**THE INPUT**
[Begin]

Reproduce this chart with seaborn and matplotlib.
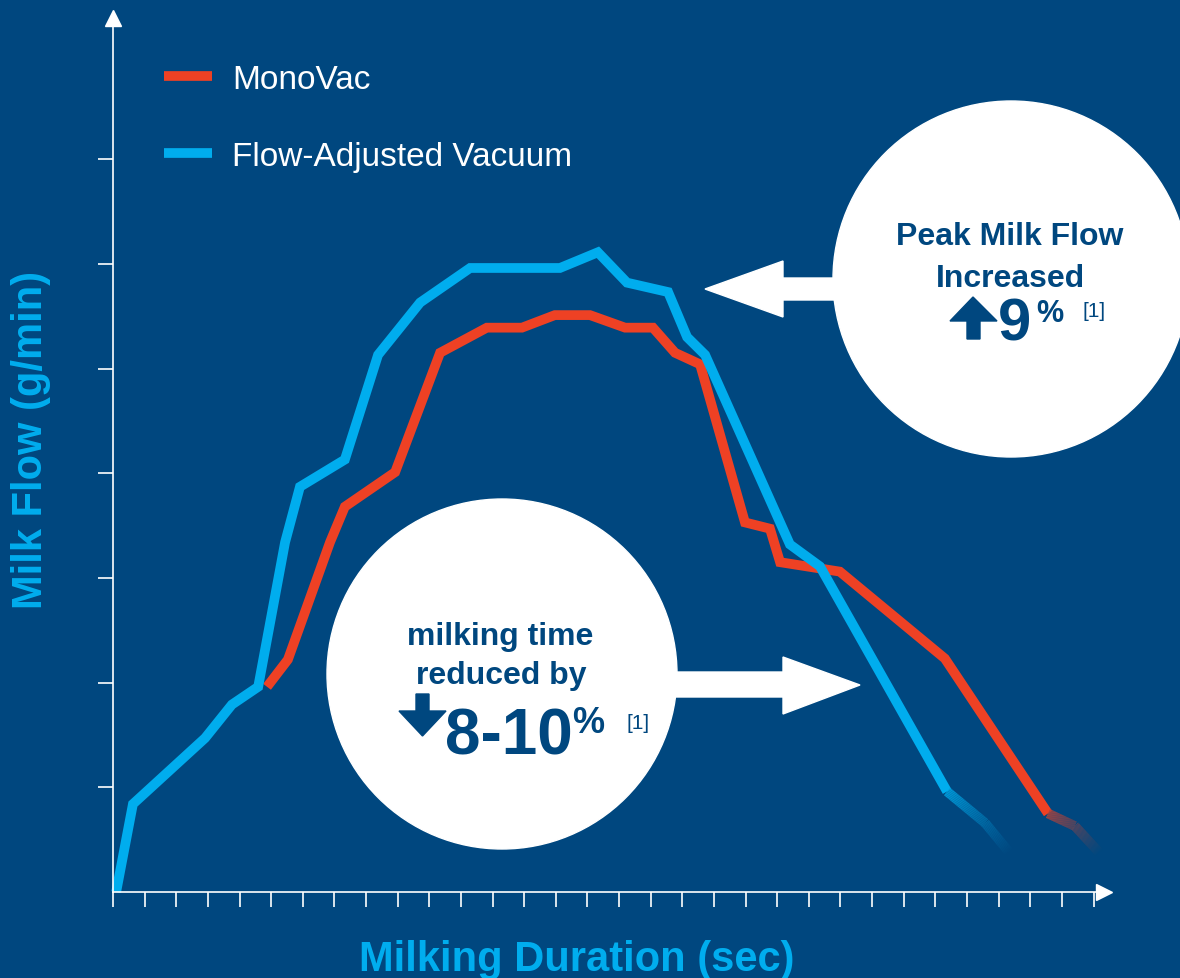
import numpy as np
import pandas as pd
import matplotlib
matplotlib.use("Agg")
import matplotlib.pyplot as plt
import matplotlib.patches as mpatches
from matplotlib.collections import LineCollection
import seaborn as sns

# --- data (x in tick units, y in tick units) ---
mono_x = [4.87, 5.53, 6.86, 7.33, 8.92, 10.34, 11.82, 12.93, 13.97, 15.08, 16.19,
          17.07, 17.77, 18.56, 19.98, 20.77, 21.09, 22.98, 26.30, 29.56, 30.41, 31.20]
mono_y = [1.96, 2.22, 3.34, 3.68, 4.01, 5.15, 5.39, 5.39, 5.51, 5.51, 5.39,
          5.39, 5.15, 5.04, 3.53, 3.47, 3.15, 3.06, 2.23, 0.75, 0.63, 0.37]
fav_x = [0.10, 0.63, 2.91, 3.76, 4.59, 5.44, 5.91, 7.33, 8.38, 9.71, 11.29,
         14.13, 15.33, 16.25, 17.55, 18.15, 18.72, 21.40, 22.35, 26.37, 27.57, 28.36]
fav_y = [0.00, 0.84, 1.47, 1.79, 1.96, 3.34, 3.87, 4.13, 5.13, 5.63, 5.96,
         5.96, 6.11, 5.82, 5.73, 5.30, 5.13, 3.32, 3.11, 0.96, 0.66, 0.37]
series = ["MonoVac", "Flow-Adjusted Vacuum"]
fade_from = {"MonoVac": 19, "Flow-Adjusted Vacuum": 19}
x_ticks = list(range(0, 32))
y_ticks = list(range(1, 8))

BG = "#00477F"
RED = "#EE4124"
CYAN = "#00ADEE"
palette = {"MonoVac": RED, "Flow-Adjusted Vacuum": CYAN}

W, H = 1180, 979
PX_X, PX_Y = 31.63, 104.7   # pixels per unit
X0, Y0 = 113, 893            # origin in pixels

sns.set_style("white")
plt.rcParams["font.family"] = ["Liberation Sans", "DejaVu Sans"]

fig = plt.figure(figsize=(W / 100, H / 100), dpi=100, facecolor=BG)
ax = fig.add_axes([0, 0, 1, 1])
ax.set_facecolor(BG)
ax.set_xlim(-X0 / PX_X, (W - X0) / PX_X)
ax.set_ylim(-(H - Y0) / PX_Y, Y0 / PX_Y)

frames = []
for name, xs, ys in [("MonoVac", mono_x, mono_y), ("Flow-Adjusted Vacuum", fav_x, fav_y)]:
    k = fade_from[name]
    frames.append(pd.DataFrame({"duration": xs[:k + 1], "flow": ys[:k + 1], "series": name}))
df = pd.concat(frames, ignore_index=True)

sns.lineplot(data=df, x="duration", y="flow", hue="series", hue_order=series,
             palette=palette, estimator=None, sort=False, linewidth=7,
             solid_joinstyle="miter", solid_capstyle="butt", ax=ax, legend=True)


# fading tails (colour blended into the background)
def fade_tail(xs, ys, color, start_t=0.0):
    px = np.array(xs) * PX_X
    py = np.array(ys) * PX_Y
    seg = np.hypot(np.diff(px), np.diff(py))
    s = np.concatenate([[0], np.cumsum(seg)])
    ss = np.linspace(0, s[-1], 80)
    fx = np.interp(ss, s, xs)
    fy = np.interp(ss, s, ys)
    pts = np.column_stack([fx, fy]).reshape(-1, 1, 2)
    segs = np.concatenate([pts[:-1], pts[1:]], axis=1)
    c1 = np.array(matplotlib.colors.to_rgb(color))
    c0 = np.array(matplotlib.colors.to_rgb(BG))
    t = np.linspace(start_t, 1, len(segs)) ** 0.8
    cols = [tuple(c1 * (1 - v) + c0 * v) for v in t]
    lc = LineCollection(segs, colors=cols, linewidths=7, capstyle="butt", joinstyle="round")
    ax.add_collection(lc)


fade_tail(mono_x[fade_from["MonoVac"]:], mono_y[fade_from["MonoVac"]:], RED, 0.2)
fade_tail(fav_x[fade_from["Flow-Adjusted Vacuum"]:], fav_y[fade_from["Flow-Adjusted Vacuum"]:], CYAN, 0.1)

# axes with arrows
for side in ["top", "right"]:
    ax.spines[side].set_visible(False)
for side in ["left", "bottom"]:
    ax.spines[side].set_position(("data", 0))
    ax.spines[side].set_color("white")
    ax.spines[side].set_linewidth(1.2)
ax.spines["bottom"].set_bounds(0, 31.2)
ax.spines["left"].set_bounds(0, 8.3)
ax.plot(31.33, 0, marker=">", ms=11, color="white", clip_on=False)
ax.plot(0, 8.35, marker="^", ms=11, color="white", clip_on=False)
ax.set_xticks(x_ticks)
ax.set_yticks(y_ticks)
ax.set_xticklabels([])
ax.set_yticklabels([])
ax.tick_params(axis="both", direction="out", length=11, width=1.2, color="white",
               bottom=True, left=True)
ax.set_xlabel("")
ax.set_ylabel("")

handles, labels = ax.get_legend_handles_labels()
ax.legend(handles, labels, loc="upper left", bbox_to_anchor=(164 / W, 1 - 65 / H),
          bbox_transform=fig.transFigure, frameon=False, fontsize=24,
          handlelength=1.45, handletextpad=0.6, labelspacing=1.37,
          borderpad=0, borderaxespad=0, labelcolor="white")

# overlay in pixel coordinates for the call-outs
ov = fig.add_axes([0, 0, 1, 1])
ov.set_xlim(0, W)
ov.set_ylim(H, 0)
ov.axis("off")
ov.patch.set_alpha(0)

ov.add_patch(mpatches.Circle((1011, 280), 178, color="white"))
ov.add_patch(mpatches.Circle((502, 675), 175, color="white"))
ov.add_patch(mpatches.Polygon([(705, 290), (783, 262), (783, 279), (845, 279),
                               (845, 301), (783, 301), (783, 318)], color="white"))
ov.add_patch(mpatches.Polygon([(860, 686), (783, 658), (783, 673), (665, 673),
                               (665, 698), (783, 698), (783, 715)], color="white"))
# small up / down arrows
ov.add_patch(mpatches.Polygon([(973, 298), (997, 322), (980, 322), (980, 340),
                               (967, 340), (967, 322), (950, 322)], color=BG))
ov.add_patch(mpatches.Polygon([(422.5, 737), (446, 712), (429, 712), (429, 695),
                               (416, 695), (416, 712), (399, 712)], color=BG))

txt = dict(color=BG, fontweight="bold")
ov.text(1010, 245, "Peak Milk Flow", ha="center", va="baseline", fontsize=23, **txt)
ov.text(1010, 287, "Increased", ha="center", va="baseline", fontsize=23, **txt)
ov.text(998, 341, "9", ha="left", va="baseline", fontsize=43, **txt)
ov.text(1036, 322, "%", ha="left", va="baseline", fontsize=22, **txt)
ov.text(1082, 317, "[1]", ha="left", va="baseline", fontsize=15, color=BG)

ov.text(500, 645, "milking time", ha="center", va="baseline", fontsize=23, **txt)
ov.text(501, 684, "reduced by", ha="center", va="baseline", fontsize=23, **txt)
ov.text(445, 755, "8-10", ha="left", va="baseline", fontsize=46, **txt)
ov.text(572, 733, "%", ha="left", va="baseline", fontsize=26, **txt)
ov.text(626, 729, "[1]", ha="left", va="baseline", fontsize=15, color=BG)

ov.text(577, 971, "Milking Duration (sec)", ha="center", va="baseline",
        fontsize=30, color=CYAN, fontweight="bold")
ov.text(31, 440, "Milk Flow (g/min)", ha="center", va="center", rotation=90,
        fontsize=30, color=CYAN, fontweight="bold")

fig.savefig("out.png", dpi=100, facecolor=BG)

[End]
[Begin]

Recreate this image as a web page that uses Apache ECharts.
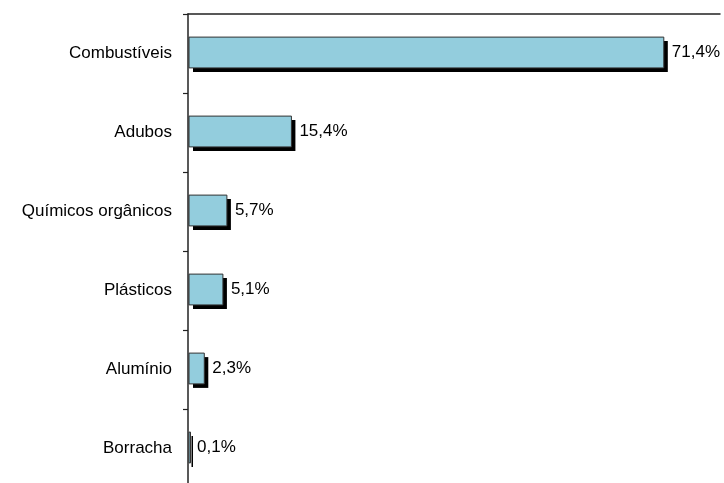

[End]
[Begin]

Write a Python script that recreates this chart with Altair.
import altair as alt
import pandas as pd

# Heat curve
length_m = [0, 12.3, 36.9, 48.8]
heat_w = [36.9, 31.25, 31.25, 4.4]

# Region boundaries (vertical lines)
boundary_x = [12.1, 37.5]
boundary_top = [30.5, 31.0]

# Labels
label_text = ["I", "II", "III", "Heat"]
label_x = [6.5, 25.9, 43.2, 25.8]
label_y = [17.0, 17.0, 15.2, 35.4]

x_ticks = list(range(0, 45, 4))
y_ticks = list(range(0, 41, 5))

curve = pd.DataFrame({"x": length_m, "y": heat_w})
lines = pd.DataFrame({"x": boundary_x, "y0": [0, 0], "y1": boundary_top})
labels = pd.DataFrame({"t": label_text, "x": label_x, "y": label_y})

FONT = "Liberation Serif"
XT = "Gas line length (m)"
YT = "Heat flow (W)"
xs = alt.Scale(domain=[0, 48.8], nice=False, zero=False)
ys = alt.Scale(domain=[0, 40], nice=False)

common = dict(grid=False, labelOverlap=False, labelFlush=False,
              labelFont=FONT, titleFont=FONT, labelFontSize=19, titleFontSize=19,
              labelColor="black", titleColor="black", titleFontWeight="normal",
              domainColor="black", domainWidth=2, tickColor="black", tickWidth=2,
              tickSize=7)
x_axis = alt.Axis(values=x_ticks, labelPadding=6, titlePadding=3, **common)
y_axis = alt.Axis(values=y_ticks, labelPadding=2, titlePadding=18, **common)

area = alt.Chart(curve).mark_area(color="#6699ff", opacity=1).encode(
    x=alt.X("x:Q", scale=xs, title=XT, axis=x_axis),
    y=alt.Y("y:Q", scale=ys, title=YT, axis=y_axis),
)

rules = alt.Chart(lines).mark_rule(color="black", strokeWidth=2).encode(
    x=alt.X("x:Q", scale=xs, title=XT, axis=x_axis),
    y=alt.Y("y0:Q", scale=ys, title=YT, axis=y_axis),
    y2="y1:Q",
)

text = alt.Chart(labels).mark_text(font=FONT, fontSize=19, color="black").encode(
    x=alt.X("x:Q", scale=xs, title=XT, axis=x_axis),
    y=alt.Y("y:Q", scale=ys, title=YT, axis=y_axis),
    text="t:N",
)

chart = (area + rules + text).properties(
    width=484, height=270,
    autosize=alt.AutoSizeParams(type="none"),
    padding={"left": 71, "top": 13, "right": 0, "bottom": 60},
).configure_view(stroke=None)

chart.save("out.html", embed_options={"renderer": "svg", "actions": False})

[End]

**AIM OF THE TASK**
Exactly and only the lines from the line that contains "Write a Python" through the line that contains "boundary_top = [30.5, 31.0]" are to be repeated as they stand.

**EXERCISE RESULT**
Write a Python script that recreates this chart with Altair.
import altair as alt
import pandas as pd

# Heat curve
length_m = [0, 12.3, 36.9, 48.8]
heat_w = [36.9, 31.25, 31.25, 4.4]

# Region boundaries (vertical lines)
boundary_x = [12.1, 37.5]
boundary_top = [30.5, 31.0]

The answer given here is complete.